FLC Teacher Education students instruct during a trip on the Durango train.

The final hurdle has been cleared for Fort Lewis College’s first graduate program in the school’s 102-year history as a public educational institution. On Wednesday, January 16 the Higher Learning Commission informed the College that its Master of Arts in Education, Teacher Leadership Option had been approved. FLC is now free to begin offering the program beginning in the fall.

The community is invited to a reception at 4 p.m., Wednesday, January 30 in the Student Union Ballroom to mark this historic occasion in FLC's evolution as a higher education institution, learn more about the new Teacher Leadership program, and find out about additional graduate studies programs currently being planned. The event’s theme is “100 Years of Teaching Teachers:  The Next Chapter” to signify FLC’s long commitment to training educators. The reception is free and open to everyone.

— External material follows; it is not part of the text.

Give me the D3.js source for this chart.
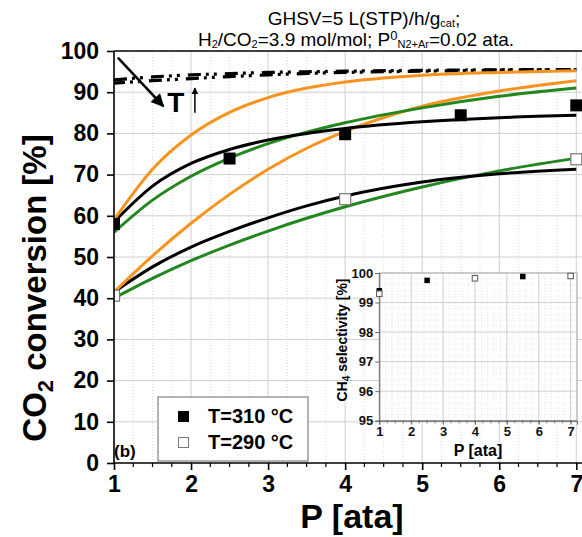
<!DOCTYPE html>
<html>
<head>
<meta charset="utf-8">
<script src="https://cdn.jsdelivr.net/npm/d3@7"></script>
<style>
body { margin: 0; background: #fff; }
svg { font-family: Arial, "Liberation Sans", sans-serif; }
</style>
</head>
<body>
<div id="chart"></div>
<script>
// pressure grid for the model curves [ata]
const pGrid = [1, 1.5, 2, 2.5, 3, 3.5, 4, 5, 6, 7];

// model curves, CO2 conversion [%]
const black310 = [58.5, 67.2, 72.7, 76.1, 78.4, 80, 81.2, 82.8, 83.8, 84.4];
const green310 = [56, 63.8, 69.6, 74, 77.5, 80.3, 82.6, 86.2, 89, 91];
const orange310 = [59, 71.3, 79.6, 85.1, 88.7, 91.0, 92.5, 94.1, 94.8, 95.2];
const black290 = [41.5, 47.6, 52.4, 56.2, 59.5, 62.4, 64.8, 68.2, 70.2, 71.3];
const green290 = [40, 44.8, 49.1, 52.9, 56.3, 59.4, 62.2, 67, 70.9, 74];
const orange290 = [41.5, 50.3, 58.2, 65.2, 71.3, 76.4, 80.5, 86.6, 90.3, 92.8];

// equilibrium conversion (dashed)
const eqUpper = [93.0, 93.7, 94.2, 94.5, 94.8, 94.95, 95.1, 95.3, 95.45, 95.5];
const eqLower = [92.2, 92.8, 93.3, 93.8, 94.2, 94.55, 94.8, 95.1, 95.35, 95.5];

// experiments
const p310 = [1, 2.5, 4, 5.5, 7];
const conv310 = [58, 73.9, 79.8, 84.4, 86.8];
const p290 = [1, 4, 7];
const conv290 = [40.5, 63.9, 73.6];

// inset: CH4 selectivity [%]
const sel310 = [99.4, 99.75, 99.88];
const selP310 = [1, 2.5, 5.5];
const sel290 = [99.3, 99.82, 99.9];
const selP290 = [1, 4, 7];

const xTicks = [1, 2, 3, 4, 5, 6, 7];
const yTicks = [0, 10, 20, 30, 40, 50, 60, 70, 80, 90, 100];
const insetYTicks = [95, 96, 97, 98, 99, 100];

const width = 582;
const height = 537;

const svg = d3.select("#chart").append("svg")
  .attr("width", width)
  .attr("height", height);

const x = d3.scaleLinear().domain([1, 7.1]).range([114, 584]);
const y = d3.scaleLinear().domain([0, 100]).range([463, 51]);

const defs = svg.append("defs");
defs.append("clipPath").attr("id", "plotclip")
  .append("rect")
  .attr("x", x(1)).attr("y", y(100))
  .attr("width", x(7.1) - x(1)).attr("height", y(0) - y(100));

defs.append("marker")
  .attr("id", "ah")
  .attr("markerUnits", "userSpaceOnUse")
  .attr("viewBox", "0 0 10 10")
  .attr("markerWidth", 15).attr("markerHeight", 13)
  .attr("refX", 9).attr("refY", 5)
  .attr("orient", "auto")
  .append("path").attr("d", "M0,0 L10,5 L0,10 z").attr("fill", "#000");

defs.append("marker")
  .attr("id", "ahSmall")
  .attr("markerUnits", "userSpaceOnUse")
  .attr("viewBox", "0 0 10 10")
  .attr("markerWidth", 7).attr("markerHeight", 7)
  .attr("refX", 9).attr("refY", 5)
  .attr("orient", "auto")
  .append("path").attr("d", "M0,0 L10,5 L0,10 z").attr("fill", "#000");

// grid
const grid = svg.append("g");
const minorX = d3.range(1.25, 7.1, 0.25).filter(v => Math.abs(v - Math.round(v)) > 0.01);
grid.selectAll(".mx").data(minorX).enter().append("line")
  .attr("x1", d => x(d)).attr("x2", d => x(d))
  .attr("y1", y(0)).attr("y2", y(100))
  .attr("stroke", "#dcdcdc").attr("stroke-width", 1).attr("stroke-dasharray", "1,2");
grid.selectAll(".gx").data(xTicks.slice(1)).enter().append("line")
  .attr("x1", d => x(d)).attr("x2", d => x(d))
  .attr("y1", y(0)).attr("y2", y(100))
  .attr("stroke", "#cfcfcf").attr("stroke-width", 1);
grid.selectAll(".gy").data(yTicks.slice(1, -1)).enter().append("line")
  .attr("x1", x(1)).attr("x2", width)
  .attr("y1", d => y(d)).attr("y2", d => y(d))
  .attr("stroke", "#cfcfcf").attr("stroke-width", 1);

// curves
const plot = svg.append("g").attr("clip-path", "url(#plotclip)");
const line = d3.line()
  .x((d, i) => x(pGrid[i]))
  .y(d => y(d))
  .curve(d3.curveMonotoneX);

const eqStyle = "13,5,3,5,3,8";
[eqUpper, eqLower].forEach((s, k) => {
  plot.append("path").datum(s)
    .attr("d", line)
    .attr("fill", "none").attr("stroke", "#000")
    .attr("stroke-width", 3.2)
    .attr("stroke-dasharray", eqStyle)
    .attr("stroke-dashoffset", k * 2);
});

const curves = [
  [green290, "#23871f"], [black290, "#000"], [orange290, "#f7931e"],
  [green310, "#23871f"], [black310, "#000"], [orange310, "#f7931e"]
];
curves.forEach(([s, c]) => {
  plot.append("path").datum(s)
    .attr("d", line)
    .attr("fill", "none").attr("stroke", c)
    .attr("stroke-width", 3);
});

// experimental points
const sq = 12;
plot.selectAll(".f").data(conv310).enter().append("rect")
  .attr("x", (d, i) => x(p310[i]) - sq / 2)
  .attr("y", d => y(d) - sq / 2)
  .attr("width", sq).attr("height", sq)
  .attr("fill", "#000");
plot.selectAll(".o").data(conv290).enter().append("rect")
  .attr("x", (d, i) => x(p290[i]) - sq / 2 + 0.5)
  .attr("y", d => y(d) - sq / 2)
  .attr("width", sq - 1).attr("height", sq - 1)
  .attr("fill", "#fff").attr("stroke", "#777").attr("stroke-width", 1.2);

// axes
const xAxis = svg.append("g")
  .attr("transform", `translate(0,${y(0)})`)
  .call(d3.axisBottom(x).tickValues(xTicks).tickFormat(d3.format("d")).tickSize(7).tickPadding(6));
xAxis.select(".domain").remove();
xAxis.append("line").attr("x1", x(1)).attr("x2", width).attr("stroke", "#000").attr("stroke-width", 1.6);
xAxis.selectAll(".mt").data(minorX).enter().append("line")
  .attr("x1", d => x(d)).attr("x2", d => x(d))
  .attr("y1", 0).attr("y2", 4)
  .attr("stroke", "#000").attr("stroke-width", 1.2);
xAxis.selectAll(".tick line").attr("stroke-width", 1.6);
xAxis.selectAll("text").attr("font-size", 23).attr("font-weight", "bold").attr("fill", "#000");

const yAxis = svg.append("g")
  .attr("transform", `translate(${x(1)},0)`)
  .call(d3.axisLeft(y).tickValues(yTicks).tickSize(7).tickPadding(8));
yAxis.select(".domain").remove();
yAxis.append("line").attr("y1", y(0)).attr("y2", y(100)).attr("stroke", "#000").attr("stroke-width", 1.6);
yAxis.selectAll(".tick line").attr("stroke-width", 1.6);
yAxis.selectAll("text").attr("font-size", 23).attr("font-weight", "bold").attr("fill", "#000");

// top frame
svg.append("line")
  .attr("x1", x(1)).attr("x2", width)
  .attr("y1", y(100)).attr("y2", y(100))
  .attr("stroke", "#000").attr("stroke-width", 1.6);

// axis titles
svg.append("text")
  .attr("x", 352).attr("y", 528)
  .attr("text-anchor", "middle")
  .attr("font-size", 34).attr("font-weight", "bold")
  .text("P [ata]");

const yt = svg.append("text")
  .attr("transform", "translate(46,288) rotate(-90)")
  .attr("text-anchor", "middle")
  .attr("font-size", 33).attr("font-weight", "bold");
yt.append("tspan").text("CO");
yt.append("tspan").attr("font-size", 22).attr("dy", 7).text("2");
yt.append("tspan").attr("dy", -7).text(" conversion");
yt.append("tspan").attr("dx", 9).text("[%]");

// title
const t1 = svg.append("text")
  .attr("x", 364).attr("y", 25)
  .attr("text-anchor", "middle").attr("font-size", 19);
t1.append("tspan").text("GHSV=5 L(STP)/h/g");
t1.append("tspan").attr("font-size", 11).attr("dy", 2).text("cat");
t1.append("tspan").attr("dy", -2).text(";");

const t2 = svg.append("text")
  .attr("x", 356).attr("y", 46)
  .attr("text-anchor", "middle").attr("font-size", 19);
t2.append("tspan").text("H");
t2.append("tspan").attr("font-size", 11).attr("dy", 2).text("2");
t2.append("tspan").attr("dy", -2).text("/CO");
t2.append("tspan").attr("font-size", 11).attr("dy", 2).text("2");
t2.append("tspan").attr("dy", -2).text("=3.9 mol/mol; P");
t2.append("tspan").attr("font-size", 13).attr("dy", -6).text("0");
t2.append("tspan").attr("font-size", 11).attr("dy", 8).text("N2+Ar");
t2.append("tspan").attr("dy", -2).text("=0.02 ata.");

// T arrow annotation
svg.append("line")
  .attr("x1", x(1.05)).attr("y1", y(98.4))
  .attr("x2", x(1.64)).attr("y2", y(86.6))
  .attr("stroke", "#000").attr("stroke-width", 2.5)
  .attr("marker-end", "url(#ah)");
svg.append("text")
  .attr("x", x(1.69)).attr("y", y(85.3))
  .attr("font-size", 28).attr("font-weight", "bold")
  .text("T");
svg.append("line")
  .attr("x1", x(2.05)).attr("y1", y(85))
  .attr("x2", x(2.05)).attr("y2", y(91))
  .attr("stroke", "#000").attr("stroke-width", 1.5)
  .attr("marker-end", "url(#ahSmall)");

// (b)
svg.append("text")
  .attr("x", 114).attr("y", 457)
  .attr("font-size", 17).attr("font-weight", "bold")
  .text("(b)");

// legend
const lg = svg.append("g");
lg.append("rect")
  .attr("x", 158).attr("y", 397).attr("width", 150).attr("height", 64)
  .attr("fill", "#fff").attr("stroke", "#999").attr("stroke-width", 1.5);
lg.append("rect").attr("x", 178).attr("y", 411).attr("width", 11).attr("height", 11).attr("fill", "#000");
lg.append("rect").attr("x", 178.5).attr("y", 437.5).attr("width", 10).attr("height", 10)
  .attr("fill", "#fff").attr("stroke", "#777").attr("stroke-width", 1);
lg.append("text").attr("x", 208).attr("y", 423)
  .attr("font-size", 20).attr("font-weight", "bold").text("T=310 °C");
lg.append("text").attr("x", 208).attr("y", 449)
  .attr("font-size", 20).attr("font-weight", "bold").text("T=290 °C");

// inset
const ix = d3.scaleLinear().domain([1, 7.2]).range([379.3, 577]);
const iy = d3.scaleLinear().domain([95, 100]).range([420.7, 273]);
const inset = svg.append("g");
inset.append("rect")
  .attr("x", ix(1)).attr("y", iy(100))
  .attr("width", ix(7.2) - ix(1)).attr("height", iy(95) - iy(100))
  .attr("fill", "#fff");
const iMinorX = d3.range(1.2, 7.2, 0.2).filter(v => Math.abs(v - Math.round(v)) > 0.01);
const iMinorY = d3.range(95.2, 100, 0.2).filter(v => Math.abs(v - Math.round(v)) > 0.01);
inset.selectAll(".imx").data(iMinorX).enter().append("line")
  .attr("x1", d => ix(d)).attr("x2", d => ix(d))
  .attr("y1", iy(95)).attr("y2", iy(100))
  .attr("stroke", "#e2e2e2").attr("stroke-dasharray", "1,2");
inset.selectAll(".imy").data(iMinorY).enter().append("line")
  .attr("x1", ix(1)).attr("x2", ix(7.2))
  .attr("y1", d => iy(d)).attr("y2", d => iy(d))
  .attr("stroke", "#e8e8e8").attr("stroke-dasharray", "1,2");
inset.selectAll(".igx").data(xTicks.slice(1)).enter().append("line")
  .attr("x1", d => ix(d)).attr("x2", d => ix(d))
  .attr("y1", iy(95)).attr("y2", iy(100))
  .attr("stroke", "#cfcfcf");
inset.selectAll(".igy").data(insetYTicks.slice(1, -1)).enter().append("line")
  .attr("x1", ix(1)).attr("x2", ix(7.2))
  .attr("y1", d => iy(d)).attr("y2", d => iy(d))
  .attr("stroke", "#cfcfcf");
inset.append("rect")
  .attr("x", ix(1)).attr("y", iy(100))
  .attr("width", ix(7.2) - ix(1)).attr("height", iy(95) - iy(100))
  .attr("fill", "none").attr("stroke", "#999").attr("stroke-width", 1);

const ixAxis = inset.append("g")
  .attr("transform", `translate(0,${iy(95)})`)
  .call(d3.axisBottom(ix).tickValues(xTicks).tickFormat(d3.format("d")).tickSize(4).tickPadding(2));
ixAxis.select(".domain").attr("stroke", "#666");
ixAxis.selectAll(".tick line").attr("stroke", "#666");
ixAxis.selectAll(".mt").data(d3.range(1.25, 7.2, 0.25)).enter().append("line")
  .attr("x1", d => ix(d)).attr("x2", d => ix(d))
  .attr("y1", 0).attr("y2", 2.5).attr("stroke", "#666");
ixAxis.selectAll("text").attr("font-size", 13).attr("font-weight", "bold").attr("fill", "#111");

const iyAxis = inset.append("g")
  .attr("transform", `translate(${ix(1)},0)`)
  .call(d3.axisLeft(iy).tickValues(insetYTicks).tickFormat(d3.format("d")).tickSize(4).tickPadding(2));
iyAxis.select(".domain").attr("stroke", "#666");
iyAxis.selectAll(".tick line").attr("stroke", "#666");
iyAxis.selectAll("text").attr("font-size", 13).attr("font-weight", "bold").attr("fill", "#111");

inset.append("text")
  .attr("x", 478).attr("y", 456)
  .attr("text-anchor", "middle")
  .attr("font-size", 16).attr("font-weight", "bold")
  .text("P [ata]");
const iyt = inset.append("text")
  .attr("transform", "translate(347,340) rotate(-90)")
  .attr("text-anchor", "middle")
  .attr("font-size", 14).attr("font-weight", "bold");
iyt.append("tspan").text("CH");
iyt.append("tspan").attr("font-size", 10).attr("dy", 3).text("4");
iyt.append("tspan").attr("dy", -3).text(" selectivity [%]");

const isq = 5.5;
inset.selectAll(".if").data(sel310).enter().append("rect")
  .attr("x", (d, i) => ix(selP310[i]) - isq / 2)
  .attr("y", d => iy(d) - isq / 2)
  .attr("width", isq).attr("height", isq)
  .attr("fill", "#000");
inset.selectAll(".io").data(sel290).enter().append("rect")
  .attr("x", (d, i) => ix(selP290[i]) - isq / 2)
  .attr("y", d => iy(d) - isq / 2)
  .attr("width", isq).attr("height", isq)
  .attr("fill", "#fff").attr("stroke", "#555").attr("stroke-width", 1);
</script>
</body>
</html>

“Teacher leaders are an emerging branch of the profession who offer mentoring for new teachers, act as a voice for all teachers in curriculum implementation, refine instructional techniques, are designers of new 21st century assessments that allow students to demonstrate their content and collaborative skills across a wide audience, and facilitate change in the school culture through effective leadership,” explains Dr. Richard Fulton, director of the FLC Teacher Education Department.

Today, maybe more than ever, teachers in the U.S. are expected to do more with less and are scrutinized more closely.

One example that hits close to home is Colorado Senate Bill 10-191, which changes the way Colorado teachers and principals are evaluated. The bill requires that educators be evaluated through a combination of classroom observations and test scores. This will mean more work for teachers and school administrators, but it also presents an opportunity. SB 10-191 says that principals must perform the teacher evaluations, which means a lot more work for them, or the principal can designate another teacher to help in the evaluations if that teacher has the appropriate education. The new FLC master’s degree can help give teachers the training they need to be a part of this new evaluation process, among many other valuable skills.

“More and more elementary and secondary schools are hiring teachers to become instructional leaders or instructional coaches to help with this overall shift in education and our Teacher Leadership program is supporting this movement to provide skills in instructional feedback, meeting facilitation, distributive leadership, student achievement analysis, assessment development, and interventions for struggling students,” says Dr. Fulton.